By Joan Whetzel
This
past week 2 anniversaries passed for me and my family – my father’s birthday on
Feb. 2 and the 3rd anniversary of his passing the next day. Normally,
I feel a bit anxious this time of year since his passing. But this year, it
really got to me.
You
see, last Friday, a co-worker’s husband died in a horrible car accident. While
I understand some of the widow part of what she’s going through, she’s also got
a young son (9 years) and a step-son (17 years) that she and her husband were
raising. I can’t imagine that part of what she’s going through.
So,
while last week stirred up some of the feelings I had on my own widow’s journey,
it also stirred up the loss of my father. The fact that her husband’s funeral
fell on my dad’s birthday – and a day before the anniversary of his passing –
is purely coincidental, I know. But it still had me off kilter last week.
Dealing
with such anniversaries, up until now, involved “doing normal” – which means
cleaning, grocery shopping, doing yardwork, and going to work.

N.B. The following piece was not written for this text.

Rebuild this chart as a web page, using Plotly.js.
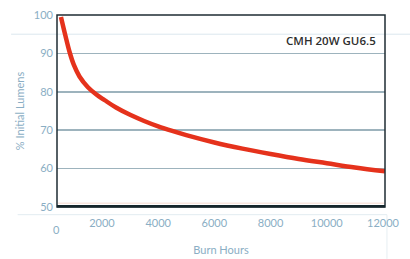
<!DOCTYPE html>
<html><head><meta charset="utf-8">
<script src="https://cdn.plot.ly/plotly-3.0.1.min.js"></script>
<style>html,body{margin:0;padding:0;background:#fff;}#chart{width:410px;height:259px;}</style>
</head><body><div id="chart"></div>
<script>
const burnHours = [541, 700, 850, 1000, 1200, 1500, 1800, 2100, 2500, 3000, 3500, 4000, 4500, 5000, 6000, 7000, 8000, 9000, 10000, 11000, 12071];
const lumensPct = [99.5, 94.6, 90.3, 87.0, 84.0, 81.2, 79.3, 77.8, 75.9, 74.0, 72.4, 71.0, 69.8, 68.7, 66.8, 65.2, 63.8, 62.5, 61.4, 60.3, 59.3];
const xTicks = [2000, 4000, 6000, 8000, 10000, 12000];
const yTicks = [50, 60, 70, 80, 90, 100];
const seriesLabel = "CMH 20W GU6.5";

const labelColor = "#8aaec4";
const font = {family: "Lato, 'Open Sans', sans-serif", size: 11, color: labelColor};

const shapes = [];
// faint scan-background lines
shapes.push({type:"line", xref:"paper", yref:"y", x0:-0.14, x1:1.08, y0:95, y1:95, line:{color:"#dbe7ee", width:1}, layer:"below"});
shapes.push({type:"line", xref:"paper", yref:"paper", x0:-0.12, x1:1.006, y0:-0.04, y1:-0.04, line:{color:"#e3ecf1", width:1}, layer:"below"});
shapes.push({type:"line", xref:"paper", yref:"paper", x0:1.006, x1:1.006, y0:-0.04, y1:-0.27, line:{color:"#e6eef2", width:1}, layer:"below"});
// frame
shapes.push({type:"rect", xref:"paper", yref:"paper", x0:0, x1:1, y0:0, y1:1, line:{color:"#1f2d33", width:1.5}, layer:"above"});
shapes.push({type:"line", xref:"paper", yref:"paper", x0:0, x1:1, y0:0.004, y1:0.004, line:{color:"#16262c", width:2.5}, layer:"above"});
shapes.push({type:"line", xref:"paper", yref:"paper", x0:0.003, x1:0.997, y0:0.02, y1:0.02, line:{color:"#f6d9cf", width:1}, layer:"below"});

const data = [{
  x: burnHours, y: lumensPct, type: "scatter", mode: "lines",
  line: {color: "#e5321c", width: 4.5, shape: "spline", smoothing: 1},
  hoverinfo: "skip", showlegend: false
}];

const layout = {
  width: 410, height: 259,
  margin: {l: 57, r: 25, t: 15, b: 52},
  paper_bgcolor: "#ffffff", plot_bgcolor: "#ffffff",
  showlegend: false,
  xaxis: {
    range: [400, 12071], tickvals: xTicks, tickformat: "d", showgrid: false, zeroline: false,
    showline: false, ticks: "", tickfont: font, ticklabelstandoff: 8,
    title: {text: "Burn Hours", font: font, standoff: 18}
  },
  yaxis: {
    range: [50, 100], tickvals: yTicks, showgrid: true, gridcolor: "#9db3bd", gridwidth: 1.5,
    zeroline: false, showline: false, ticks: "", tickfont: font, ticklabelstandoff: 3,
    title: {text: "% Initial Lumens", font: {family: font.family, size: 11, color: labelColor}, standoff: 7}
  },
  shapes: shapes,
  annotations: [
    {text: seriesLabel, xref: "paper", yref: "paper", x: 0.98, y: 0.865, xanchor: "right", yanchor: "middle",
     showarrow: false, font: {family: "'Open Sans', sans-serif", size: 11.5, color: "#2e2e2e", weight: 600}},
    {text: "0", xref: "paper", yref: "paper", x: -0.003, y: -0.075, xanchor: "center", yanchor: "top",
     showarrow: false, font: font}
  ]
};
Plotly.newPlot("chart", data, layout, {displayModeBar: false, staticPlot: true});
</script></body></html>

That last one –
going to work – is what’s had me in a pickle. I go into work, expecting to see
her there, and not knowing what to say to her. (Yeah, yeah, yeah, I know she’s
not really going to be there, she’s got too much on her plate right now.) But
then there’s also the prospect of hearing all of my co-workers talking about
her and her loss. Part of me wants to join in the conversations. The other part
of me doesn’t want to listen to the discussions. This anniversary made it all
just a little too close for comfort. The usual “doing normal” didn’t seem to be
helping.
The
funeral did help a bit. There were the usual stories and laughs. (A reminder it’s
okay to laugh at some of the memories.) And everyone in the auditorium shed a
few tears, which gave me permission to shed a few tears of my own. Yeah, it
felt selfish. After all this was for her and her family. But, still, the
funeral gave me an excuse to cry a little without having to explain myself.
I
think the best part of the funeral came toward the end. He was a firefighter,
which – besides the huge crowd at the church (1,000+) – meant a full fire and
police escort from the church to the graveside service (for family only) and there
were bagpipes outside the church and at the gravesite. They also placed his
coffin atop one of the engines and allowed his sons to ride with him to the
cemetery.
While
the funeral again gave me a bit of closure, I’ve found I needed to allow myself
the opportunity to spend the weekend at home, just taking care of myself. Yes, I’m
giving myself permission to be selfish.
Wow, Joan. That is tough. The week that has Feb 2,3, and 5th always get me a little. I can only imagine the feelings your friend's situation stirred up for you. I love you! You're in my heart.